1. Treasure your talents and know your limitations.

2. Build on your strengths and work on your weaknesses.

3. Hone your craft, while learning from the best.

BEING THERE

4. When it’s time to audition: come prepared and always arrive early.

5. Dress professionally. Don’t make a beginner’s mistake by thinking that it’s only about the way you sound. Plus: you won’t be the first voice-over actor being offered an on-camera job as the result of an off-camera audition.

6. Before you’re called in, find a space to center yourself and mentally rehearse what you’re about to do, picturing a positive outcome. Don’t allow others to distract you.

7. Be confident, not cocky. Your attitude should be an asset and not a turn-off.

8. Leave your troubles at the door. If you can’t do that for an audition, how are you going to handle personal problems during a recording session?

9. Realize that the client needs you as much as you need the client. Connect with them from the very first moment you walk in. Remember: a smile is the shortest way between two people.

10. Make it easy to work with you: be open to suggestions; follow directions, relax and have some fun.

11. Once you’re in the hotspot…give it all you got, and then some. If you know that you gave it your all, there is no such thing as failure.

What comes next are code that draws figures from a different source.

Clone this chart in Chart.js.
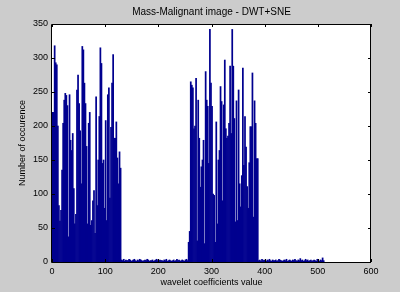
<!DOCTYPE html>
<html>
<head>
<meta charset="utf-8">
<script src="https://cdn.jsdelivr.net/npm/chart.js@4/dist/chart.umd.min.js"></script>
<style>
html,body{margin:0;padding:0;background:#cccccc;}
#wrap{width:400px;height:292px;position:relative;}
</style>
</head>
<body>
<div id="wrap"><canvas id="c" width="400" height="292"></canvas></div>
<script>
// ---- data (histogram counts, bin width 2) ----
const titleText = "Mass-Malignant image - DWT+SNE";
const xLabel = "wavelet coefficients value";
const yLabel = "Number of occurence";
const xTicks = [0, 100, 200, 300, 400, 500, 600];
const yTicks = [0, 50, 100, 150, 200, 250, 300, 350];
const binWidth = 2;

const cluster1Start = 0;
const cluster1Counts = [220,220,318,293,290,200,83,60,76,135,204,238,248,245,230,37,246,179,164,189,
  108,56,70,253,275,233,193,115,317,312,263,233,170,56,204,220,54,61,90,105,
  42,243,83,150,214,315,292,145,150,79,208,61,246,256,94,198,263,305,182,182,
  206,153,115,162,138];

const gap1Start = 130;
const gap1Counts = [3,2,4,1,3,2,2,4,3,
  1,2,3,4,2,1,3,2,4,
  3,2,1,2,3,2,4,3,1,
  2,2,3,1,2,3,4,2,1,
  3,2,2,1,3,2,4,1,2,
  3,2,1,2,3,1,2,4,2,
  3,1,2,3,2,1,3,4,2];

const cluster2Start = 256;
const cluster2Counts = [29,45,265,260,256,196,200,270,31,238,182,110,140,150,179,27,280,238,229,145,342,
  263,229,100,98,29,206,56,150,164,258,236,
  90,231,297,196,182,185,204,288,189,342,
  288,211,59,237,61,253,115,81,127,285,142,214,169,111,79,146,199,199,278,66,237,204,152,152];

const gap2Start = 388;
const gap2Counts = [2,3,1,4,2,3,2,1,3,2,
  4,2,1,3,2,2,3,1,2,4,
  3,2,1,2,3,2,4,1,2,3,
  2,1,3,2,4,2,1,3,2,5,
  2,3,1,2,4,2,3,1,2,3,
  1,2,3,2,1,4,2,1,3,2,
  6,2];

// build points: bar centred in its bin
const segments = [
  [cluster1Start, cluster1Counts],
  [gap1Start, gap1Counts],
  [cluster2Start, cluster2Counts],
  [gap2Start, gap2Counts]
];
const points = [];
segments.forEach(([start, counts]) => {
  counts.forEach((v, i) => points.push({x: start + i * binWidth + binWidth / 2, y: v}));
});

const FONT = "'Liberation Sans', Arial, sans-serif";

const framePlugin = {
  id: 'frame',
  beforeDraw(chart) {
    const {ctx, chartArea: a} = chart;
    ctx.save();
    ctx.fillStyle = '#cccccc';
    ctx.fillRect(0, 0, chart.width, chart.height);
    ctx.fillStyle = '#ffffff';
    ctx.fillRect(a.left, a.top, a.right - a.left, a.bottom - a.top);
    ctx.restore();
  },
  afterDraw(chart) {
    const {ctx, chartArea: a, scales} = chart;
    ctx.save();
    ctx.strokeStyle = '#000000';
    ctx.lineWidth = 1;
    ctx.beginPath();
    ctx.rect(Math.round(a.left) - 0.5, Math.round(a.top) + 0.5, Math.round(a.right - a.left), Math.round(a.bottom - a.top));
    ctx.stroke();
    const tl = 3;
    ctx.beginPath();
    xTicks.forEach(t => {
      const px = Math.round(scales.x.getPixelForValue(t)) + 0.5;
      ctx.moveTo(px, a.bottom); ctx.lineTo(px, a.bottom - tl);
      ctx.moveTo(px, a.top); ctx.lineTo(px, a.top + tl);
    });
    yTicks.forEach(t => {
      const py = Math.round(scales.y.getPixelForValue(t)) + 0.5;
      ctx.moveTo(a.left, py); ctx.lineTo(a.left + tl, py);
      ctx.moveTo(a.right, py); ctx.lineTo(a.right - tl, py);
    });
    ctx.stroke();
    // texts
    ctx.fillStyle = '#000000';
    ctx.textAlign = 'center';
    ctx.textBaseline = 'middle';
    const cx = (a.left + a.right) / 2;
    ctx.font = '10px ' + FONT;
    ctx.fillText(titleText, cx, 12);
    ctx.font = '9px ' + FONT;
    ctx.fillText(xLabel, cx, 283);
    ctx.translate(23, (a.top + a.bottom) / 2);
    ctx.rotate(-Math.PI / 2);
    ctx.fillText(yLabel, 0, 0);
    ctx.restore();
  }
};

new Chart(document.getElementById('c'), {
  type: 'bar',
  data: {
    datasets: [{
      data: points,
      backgroundColor: '#00008f',
      borderWidth: 0,
      barPercentage: 1,
      categoryPercentage: 1
    }]
  },
  options: {
    responsive: false,
    animation: false,
    layout: {padding: {left: 0, right: 29, top: 24, bottom: 0}},
    plugins: {legend: {display: false}, title: {display: false}, tooltip: {enabled: false}},
    scales: {
      x: {
        type: 'linear', min: 0, max: 600, offset: false,
        afterFit(s) { s.height = 30; },
        afterBuildTicks(s) { s.ticks = xTicks.map(v => ({value: v})); },
        grid: {display: false, drawTicks: false, offset: false},
        border: {display: false},
        ticks: {font: {size: 9, family: FONT}, color: '#000', padding: 4, maxRotation: 0, autoSkip: false}
      },
      y: {
        type: 'linear', min: 0, max: 350,
        afterFit(s) { s.width = 52; },
        afterBuildTicks(s) { s.ticks = yTicks.map(v => ({value: v})); },
        grid: {display: false, drawTicks: false},
        border: {display: false},
        ticks: {font: {size: 9, family: FONT}, color: '#000', padding: 4}
      }
    }
  },
  plugins: [framePlugin]
});
</script>
</body>
</html>
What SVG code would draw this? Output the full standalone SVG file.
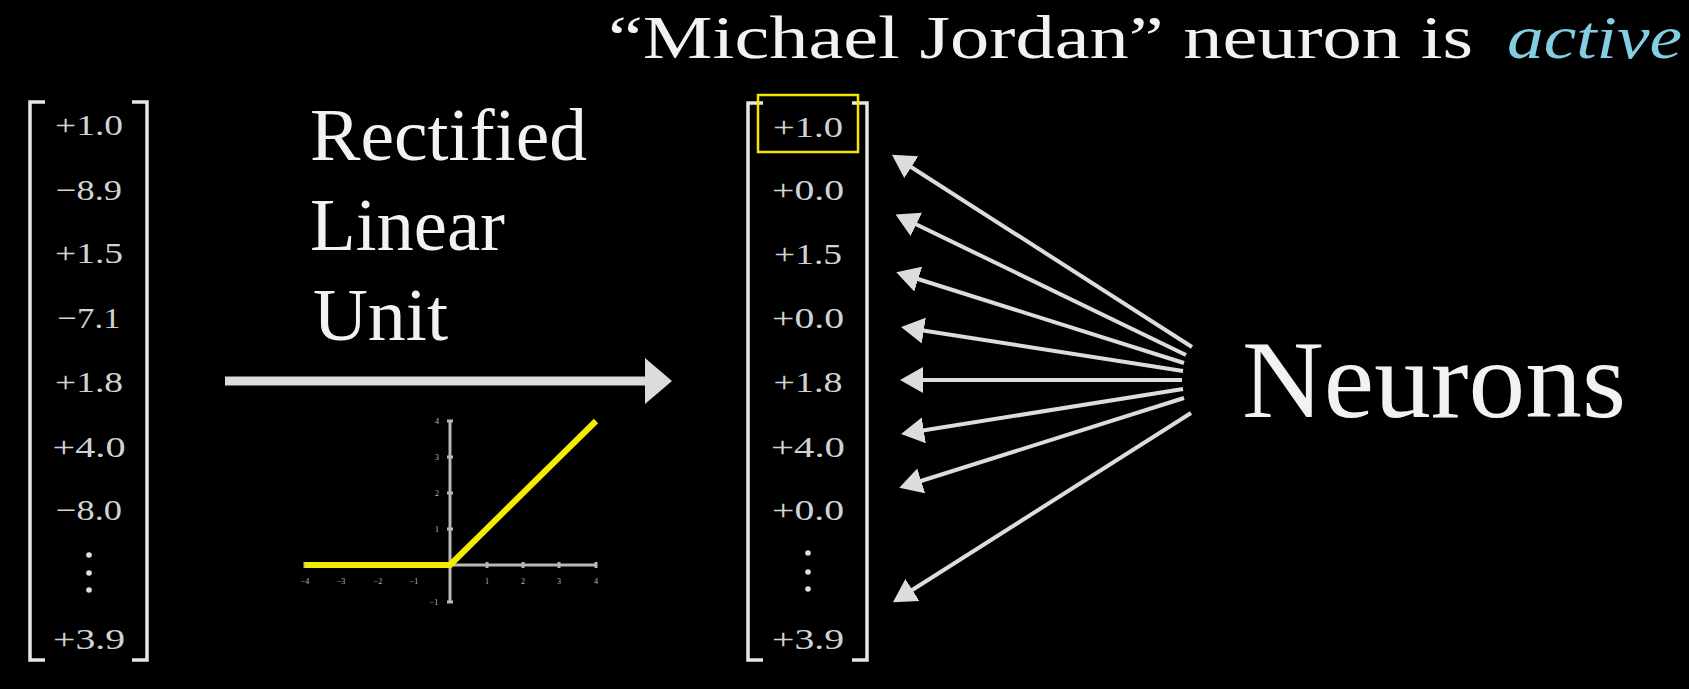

Only feedback.

12. Make your first read a good one, but never make it your best. Give the director something to work with. It’s her opportunity to show the client what a genius she is…

13. Do not criticize the hand that might be feeding you. Generally speaking, badmouthing others (including your colleagues) doesn’t make you any better either. On the contrary.

14. Be gracious and grateful. Thank the casting crew for the opportunity, and make sure that your last impression is a lasting one. Hand out your cards and demos before you leave, if you haven’t done so already.

15. When you’re out of the limelight, find a quiet place and imagine stepping outside of your body; put yourself into the voice-seekers shoes as you evaluate your own performance. What went well? What could have gone better? What can you do next time to “kick it up a notch”? What do you need to do to get there?

What you do next is absolutely crucial:

16. Let go of the outcome. Forgedaboudit! Put your performance in a balloon and release it. If it comes back to you, celebrate! If it doesn’t, know that someone else in this universe is jumping for joy.

17. If you don’t hear anything back, realize two things: delays are not denials. Even though we live in a world of instant gratification, patience is still a virtue. If it’s a “No”, understand that auditioning is a process of selection, not rejection. Just because they didn’t pick you, doesn’t mean your audition was crap. Just because you didn’t get the part, doesn’t mean you have failed in life. Even the best chefs can’t please every single diner.

18. Embrace the fact that living is learning, and that we often learn more from the things that don’t go as planned, than from the things we’ve already mastered.

19. Move on! This industry rewards the go-getters, not the whiners and the finger-pointers. As long as you know that you did your best, and that you took something useful away from the audition experience, your time was well-spent.